Скачать текст произведения

Лотман. Из истории полемики вокруг седьмой главы "Евгения Онегина"


Из истории полемики вокруг
седьмой главы «Евгения Онегина»

(Письмо Е. М. Хитрово к неизвестному издателю)

Март 183„ г. был тяжелым для Пушкина. Булгарин начал развернутое наступление на поэта. Ободренный правительственной поддержкой, он перешел от двусмысленных похвал и язвительных намеков к клевете и открытому глумлению. 22 марта 1830 г. в «Северной пчеле» (№ 35) была опубликована известная статья, в которой седьмая глава «Евгения Онегина» и «Полтава» провозглашались «совершенным падением» таланта Пушкина.

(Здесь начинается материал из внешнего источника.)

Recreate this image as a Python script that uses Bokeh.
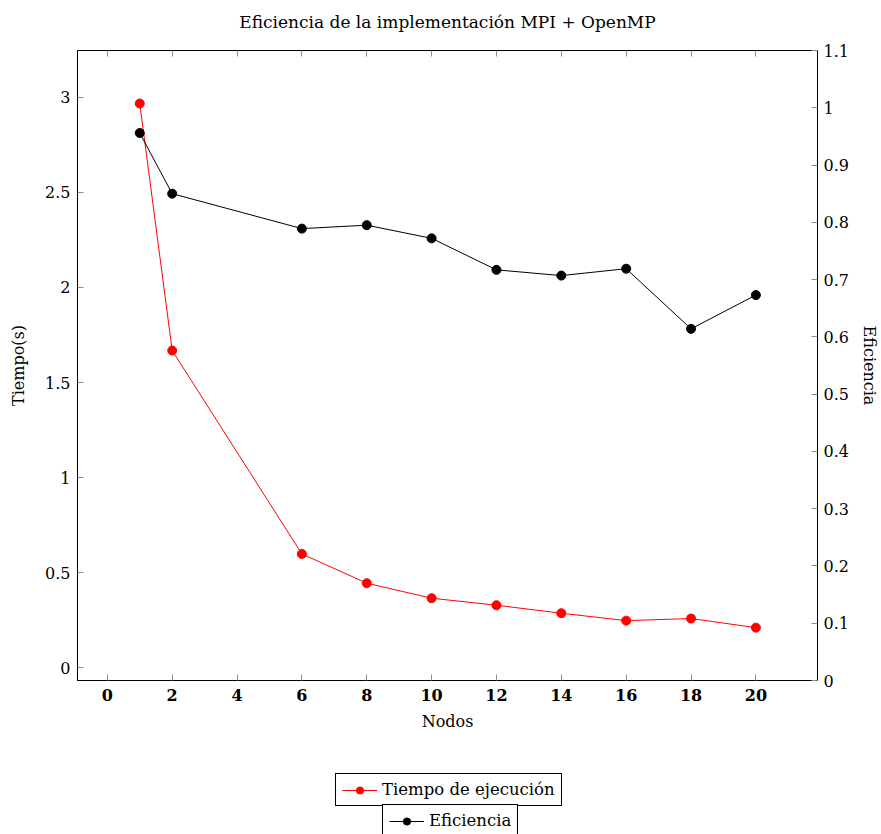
from bokeh.plotting import figure
from bokeh.layouts import column
from bokeh.models import (Range1d, LinearAxis, FixedTicker, Legend, LegendItem, Label)
from bokeh.embed import file_html
from bokeh.resources import INLINE

nodos = [1, 2, 6, 8, 10, 12, 14, 16, 18, 20]
tiempo = [2.968, 1.668, 0.598, 0.444, 0.365, 0.328, 0.286, 0.247, 0.258, 0.210]
eficiencia = [0.956, 0.850, 0.789, 0.795, 0.772, 0.717, 0.707, 0.719, 0.614, 0.673]
x_ticks = [0, 2, 4, 6, 8, 10, 12, 14, 16, 18, 20]
y_left_ticks = [0, 0.5, 1, 1.5, 2, 2.5, 3]
y_right_ticks = [0, 0.1, 0.2, 0.3, 0.4, 0.5, 0.6, 0.7, 0.8, 0.9, 1.0, 1.1]
series_labels = ["Tiempo de ejecución", "Eficiencia"]
series_colors = ["#ff0000", "#000000"]
title_text = "Eficiencia de la implementación MPI + OpenMP"

FONT = "DejaVu Serif"
FS = "16px"
TICK_GRAY = "#8c8c8c"

def blank_figure(h):
    f = figure(width=881, height=h, min_border=0, x_range=Range1d(0, 1), y_range=Range1d(0, 1),
               x_axis_type=None, y_axis_type=None, output_backend="svg", toolbar_location=None)
    f.grid.visible = False
    f.outline_line_color = None
    f.background_fill_color = "white"
    f.border_fill_color = "white"
    return f

# title strip
t = blank_figure(36)
t.add_layout(Label(x=0.5, y=0.39, text=title_text, text_align="center", text_baseline="middle",
                   text_font=FONT, text_font_size="17px", text_color="#000000"))

# main chart
p = figure(width=881, height=704,
           min_border_left=77, min_border_right=61, min_border_top=14, min_border_bottom=60,
           x_range=Range1d(-0.92, 21.9), y_range=Range1d(-0.068, 3.247),
           output_backend="svg", toolbar_location=None)
p.extra_y_ranges = {"ef": Range1d(0, 1.1)}

p.grid.visible = False
p.outline_line_color = "#000000"
p.outline_line_width = 1
p.outline_line_alpha = 1
p.background_fill_color = "white"
p.border_fill_color = "white"

def style_axis(ax, bold=False):
    ax.axis_line_color = "#000000"
    ax.axis_line_width = 1
    ax.major_tick_line_color = TICK_GRAY
    ax.major_tick_in = 6
    ax.major_tick_out = 0
    ax.minor_tick_line_color = None
    ax.major_label_text_font = FONT
    ax.major_label_text_font_size = FS
    ax.major_label_text_color = "#000000"
    ax.major_label_text_font_style = "bold" if bold else "normal"
    ax.axis_label_text_font = FONT
    ax.axis_label_text_font_size = FS
    ax.axis_label_text_font_style = "normal"
    ax.axis_label_text_color = "#000000"

xa = p.xaxis[0]
xa.ticker = FixedTicker(ticks=x_ticks)
xa.axis_label = "Nodos"
style_axis(xa, bold=True)
xa.major_label_standoff = 8
xa.axis_label_standoff = 8

ya = p.yaxis[0]
ya.ticker = FixedTicker(ticks=y_left_ticks)
ya.axis_label = "Tiempo(s)"
style_axis(ya)
ya.major_label_standoff = 7
ya.axis_label_standoff = 14

ra = LinearAxis(y_range_name="ef", axis_label="Eficiencia",
                ticker=FixedTicker(ticks=y_right_ticks))
style_axis(ra)
ra.major_label_standoff = 6
ra.axis_label_standoff = 8
p.add_layout(ra, "right")

# top mirrored ticks (labels not drawn)
ta = LinearAxis(ticker=FixedTicker(ticks=x_ticks))
style_axis(ta)
ta.major_label_text_color = None
ta.major_label_standoff = 0
p.add_layout(ta, "above")

l1 = p.line(nodos, tiempo, line_color=series_colors[0], line_width=1)
s1 = p.scatter(nodos, tiempo, size=9, fill_color=series_colors[0], line_color=series_colors[0])
l2 = p.line(nodos, eficiencia, line_color=series_colors[1], line_width=1, y_range_name="ef")
s2 = p.scatter(nodos, eficiencia, size=9, fill_color=series_colors[1],
               line_color=series_colors[1], y_range_name="ef")

# legend strip below the chart (its renderers are hidden copies of the series)
q = blank_figure(94)

def make_legend(label, color, xs, ys, loc):
    lr = q.line(xs, ys, line_color=color, line_width=1, visible=False)
    sr = q.scatter(xs, ys, size=9, fill_color=color, line_color=color, visible=False)
    lg = Legend(items=[LegendItem(label=label, renderers=[lr, sr])], location=loc,
                orientation="horizontal")
    lg.border_line_color = "#000000"
    lg.border_line_width = 1
    lg.border_line_alpha = 1
    lg.background_fill_color = "white"
    lg.background_fill_alpha = 1
    lg.inactive_fill_alpha = 0
    lg.label_text_font = FONT
    lg.label_text_font_size = "16.5px"
    lg.label_text_color = "#000000"
    lg.padding = 6
    lg.margin = 0
    lg.glyph_width = 35
    lg.glyph_height = 18
    lg.label_height = 18
    lg.label_standoff = 5
    lg.spacing = 0
    return lg

q.add_layout(make_legend(series_labels[0], series_colors[0], nodos, tiempo, (258, 28)))
q.add_layout(make_legend(series_labels[1], series_colors[1], nodos, eficiencia, (305, -3)))

open("out.html", "w").write(file_html(column(t, p, q, spacing=0), INLINE))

«Критику 7-ой песни в Северной Пчеле пробежал я в гостях и в такую минуту, как было мне не до Онегина», — писал Пушкин (XI, 150). Однако нарочито небрежный тон этих строк вряд ли отражал действительное настроение поэта. Лучшим доказательством этого являются многочисленные контрудары Пушкина, стремившегося раскрыть читателю подлинное лицо Видока1.

Обстоятельства требовали незамедлительных и энергичных действий, а Пушкину было не до журнальных споров: он уехал в Москву с твердым намерением добиться руки Н. Н. Гончаровой. Сложными и, видимо, в достаточной степени мучительными сделались в это время и отношения с Е. М. Хитрово, засыпавшей его из Петербурга письмами.

В этих условиях Пушкин вряд ли мог немедленно ответить на оскорбительный выпад Булгарина — обязанность эта падала на его друзей.

Хранящееся в архиве Е. И. Кутузовой-Смоленской (Институт русской литературы (Пушкинский Дом), ф. 358, оп. 1, № 115) черновое письмо Е. М. Хитрово дополняет картину полемики, развернувшейся в 1830 г. вокруг седьмой главы «Евгения Онегина». В совершенно новом свете предстает перед нами и сама Е. М. Хитрово. До сих пор она была известна как близкий друг поэта. Имя ее чаще всего всплывало при рассмотрении интимных сторон пушкинской биографии. Теперь мы узнаем о ней как об авторе выступления в защиту Пушкина от Булгарина, как об активном организаторе общественного мнения в пользу поэта.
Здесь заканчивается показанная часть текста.